In some cases the restrictions have prompted companies to vote with their feet. Microsoft last year opened a 70,000-sq.-foot “development centre” in the Vancouver suburb of Richmond to house 300 workers hailing from more than 40 different countries. Many have “immigration challenges” preventing them from working in the U.S., explains Dennis Pilarinos, a former H-1B visa holder who returned to his native Vancouver to manage the facility. Now, at the sprawling complex, they work on everything from the XBox to Microsoft Office software. The rules have also been a boon for Canadian firms, says Tom Jenkins, executive chairman of Waterloo, Ont.-based Open Text. “It’s left Canada at a competitive advantage for attracting talent.”

Critics wonder whether offices like Microsoft’s represent a long-term gain for Canada. For some U.S. companies, the goal is to create a temporary home for employees before shifting them stateside as soon as possible; others are taking advantage of NAFTA provisions allowing people holding Canadian work permits to do business in both countries. In a practice known as “parking,” employers will place workers in Canadian branch offices, yet have them spend most of their time doing business south of the border.

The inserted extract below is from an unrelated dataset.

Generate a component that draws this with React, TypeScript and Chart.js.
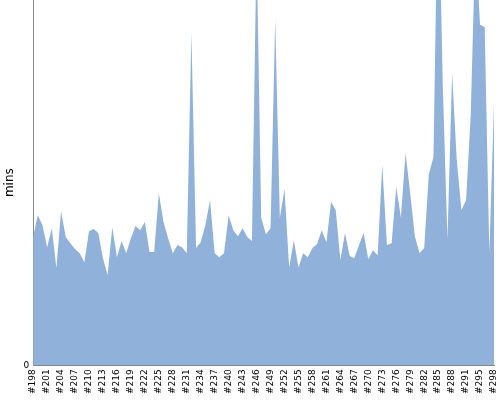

But Canada’s innate appeal to immigrants often wins out in the end, says Peter Rekai, a Toronto immigration lawyer who has counselled former H-1B holders. “A lot of these workers end up liking things better here, and stay,” he says. “They find that it’s a better climate for them in Vancouver or Toronto—there are bigger [ethnic] communities, it’s more multicultural than where they were in the States.” Nor should Canadians underestimate the sheer demand for skills in certain parts of the country. Alberta, working in conjunction with Immigration Canada, has been running a special program targeting H-1B holders, offering permanent residency to workers with as little as one year’s experience in the U.S. In the past 18 months, it has received thousands of applications and accepted 393 workers—like Carlos Barrios, a civil engineer who jumped at the chance to move his family to Calgary from Houston. Barrios, who is originally from Venezuela, had spent seven years trying to get a green card in the U.S. before “Canada came in and offered me a chance to be a permament resident in less than six months. We love it here.”

That demand could work even more heavily in Canada’s favour as the U.S. economy languishes. This year was the first in several in which all of the H-1B spots made available in the U.S. weren’t filled on the first day (after six months, about 18,000 remain available). In other words, a shortage of work in the U.S., not a shortage of visas, may be driving these U.S. castaways north. Either way, Canada increasingly looks like a net brain-gainer after years of watching its best talent disappear south. The longer Uncle Sam takes to get his house in order, the better it is for us.